Kamis, 07 Mei 2020

Ramadan ke 14; Malas Menulis

Ramadan ke 14: Malas Menulis
Hari ini memang lain dari biasanya.  Saya mulai malas menulis.  Sama sekali tidak ada ide, mau menulis apa lagi ya.  Mau menulis resep masakan, ada bilang banyak tetangga yang tidak bisa makan.  Mau posting sedekah, ada uang bilang ria'.   Lalu saya putuskan hari ini tidak menulis saja.  Saya mau tidur seharian.  Apalagi sakit lambung saya sedikit mengganggu.
Setelah subuhan, saya dan Si Bungsu Abikara segera menaruh bungkusan sembako di pagar rumah kami.  Lalu membungkus paket toples Calista Otaru pesanan pelanggan.   
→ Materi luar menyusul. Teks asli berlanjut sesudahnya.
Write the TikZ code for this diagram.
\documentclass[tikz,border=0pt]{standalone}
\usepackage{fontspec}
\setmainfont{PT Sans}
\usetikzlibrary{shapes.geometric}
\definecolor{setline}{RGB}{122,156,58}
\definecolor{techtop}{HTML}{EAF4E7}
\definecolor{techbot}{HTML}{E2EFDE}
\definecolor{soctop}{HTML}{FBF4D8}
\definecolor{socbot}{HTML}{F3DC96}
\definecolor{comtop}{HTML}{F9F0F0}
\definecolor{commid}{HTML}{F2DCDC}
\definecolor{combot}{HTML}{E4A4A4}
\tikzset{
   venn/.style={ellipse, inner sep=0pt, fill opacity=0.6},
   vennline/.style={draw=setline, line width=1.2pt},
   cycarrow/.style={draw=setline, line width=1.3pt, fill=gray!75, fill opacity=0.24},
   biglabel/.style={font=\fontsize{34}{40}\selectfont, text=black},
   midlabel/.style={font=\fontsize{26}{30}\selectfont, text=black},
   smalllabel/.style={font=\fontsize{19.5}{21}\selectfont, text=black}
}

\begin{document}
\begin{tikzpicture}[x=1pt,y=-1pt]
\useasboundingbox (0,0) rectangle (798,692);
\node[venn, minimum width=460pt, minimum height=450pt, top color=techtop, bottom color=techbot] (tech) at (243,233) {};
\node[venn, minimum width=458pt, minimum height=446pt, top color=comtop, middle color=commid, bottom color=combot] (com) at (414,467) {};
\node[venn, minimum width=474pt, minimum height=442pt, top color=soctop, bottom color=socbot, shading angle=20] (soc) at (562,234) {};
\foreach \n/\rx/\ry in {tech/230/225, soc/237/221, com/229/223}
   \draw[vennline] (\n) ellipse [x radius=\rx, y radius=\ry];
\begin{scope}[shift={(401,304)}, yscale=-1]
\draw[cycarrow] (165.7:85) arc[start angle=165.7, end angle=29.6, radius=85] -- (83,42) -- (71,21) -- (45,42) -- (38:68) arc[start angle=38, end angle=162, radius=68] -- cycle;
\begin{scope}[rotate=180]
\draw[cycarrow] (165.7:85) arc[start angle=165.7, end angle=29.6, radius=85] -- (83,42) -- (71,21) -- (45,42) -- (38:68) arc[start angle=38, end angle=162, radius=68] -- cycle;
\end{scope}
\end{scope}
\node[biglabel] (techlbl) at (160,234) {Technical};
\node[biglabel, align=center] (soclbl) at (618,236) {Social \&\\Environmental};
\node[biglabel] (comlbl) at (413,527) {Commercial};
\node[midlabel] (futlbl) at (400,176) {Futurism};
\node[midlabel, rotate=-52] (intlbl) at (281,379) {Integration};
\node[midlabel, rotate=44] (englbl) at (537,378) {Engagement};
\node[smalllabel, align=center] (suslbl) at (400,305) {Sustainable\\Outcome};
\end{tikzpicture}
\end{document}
Semua beres. Buru-buru WA Pak Pos agar segera mengambil paketan tersebut.  
"Maaf Bu.  Sekarang kang tanggal merah.  Jadi besuk saja ya saya ambil paketannya."
Ya Allah... Kenapa ya saya bis sampai lupa, kalau hari ini ada peringatan Hari Raya Waisak.
Segera saya WA pemesan toples, yaitu Bunda Min.  Mengabarkan bahwa hari ini Pak Pos belum bisa mengambil paket, karena tanggal merah.  Untunglah beliau mengerti.  Tetapi saya merasa tidak enak.  Jika pesanan 6 paket toples itu tidak segera dikirim.  Padahal beliau kan akan menjual kembali ke orang lain.  Berfikir sejenak.  Lalu saya coba WA kurir J&T.  Namanya Hasan.  Biasa dipanggil Ojan.
"Mas, biasa ambil paket di rumah saya?" Tanya saya tanpa basa-basi.
Lama tidak dijawab, sampai saya ketiduran.
"Cling," suara HP membangunkan.
Ternyata ada balasan dari Ojan.
"Maaf Bu.  Saya sekarang bertugas megantar saja.  Sedangkan yang menjemput Muklisin.  Ini saya kasih nomer WA nya ya," balas Ojan.  Lalu dia mengirim nomer yang dimaksud.
Tanpa pikir panjang, langsung mengkopas pesan dari Ojan tadi kepada Muklasin.  Alhamdulillah... Tak butuh waktu lama.  Dia langsung membalas.
"Tapi bisanya sore ya Bu," katanya.  Saya mengiyakan saja.  Dari pada tidak ada yang sempit.  Mau ke luar juga malas.   Kan lagi stay at home.
Sambil menunggu, saya tiduran di ruang tamu.   Hanya di lantai saja, tanpa alas apapun juga.  Agar dingin, pikir saya.  
"Thet...," saya terbangun demi mendengar seseorang memencet bel di pagar rumah saya.  Ternyata Muklisin.
"Geser saja, Mas.   Pagar tidak terkunci," kata saya.  Berteriak dari dalam rumah, sambil menyiapkan uang.  Enam toples kena ongkir 68.000.  Saya serahkan uang 70.000 kepada kurir itu.  Dia membuka tas, akan mengambilkan kembalian.  Biru-buru saya bilang, "tidak usah, Mas."
"Terima kasih Bu," katanya.  Lalu dia pamit.  
"Eh, tunggu sebentar," kata saya.  Lalu masuk ke dalam rumah.  Mengambil kotak berisi sarung untuk dia.  Beberapa hari yang lalu, suami saya habis bagi-bagi sarung ke tetangga.  Masih ada bebera kebelihan.
"Ini buat kamu," kata saya.  Waktu menyerahkan sarung yang terbungkus kresek bening.
"Buat saya Bu?   Ya Allah... Terima kasih banyak ya Bu.  Barakallah... Semoga rejeki Ibu berlinpah," doanya sebelum pergi membawa 6 paket dan sarung itu.
Sebekum dia berlaku, saya melihat matanya berkaca-kaca.  Entah apa yang dipikirkannya.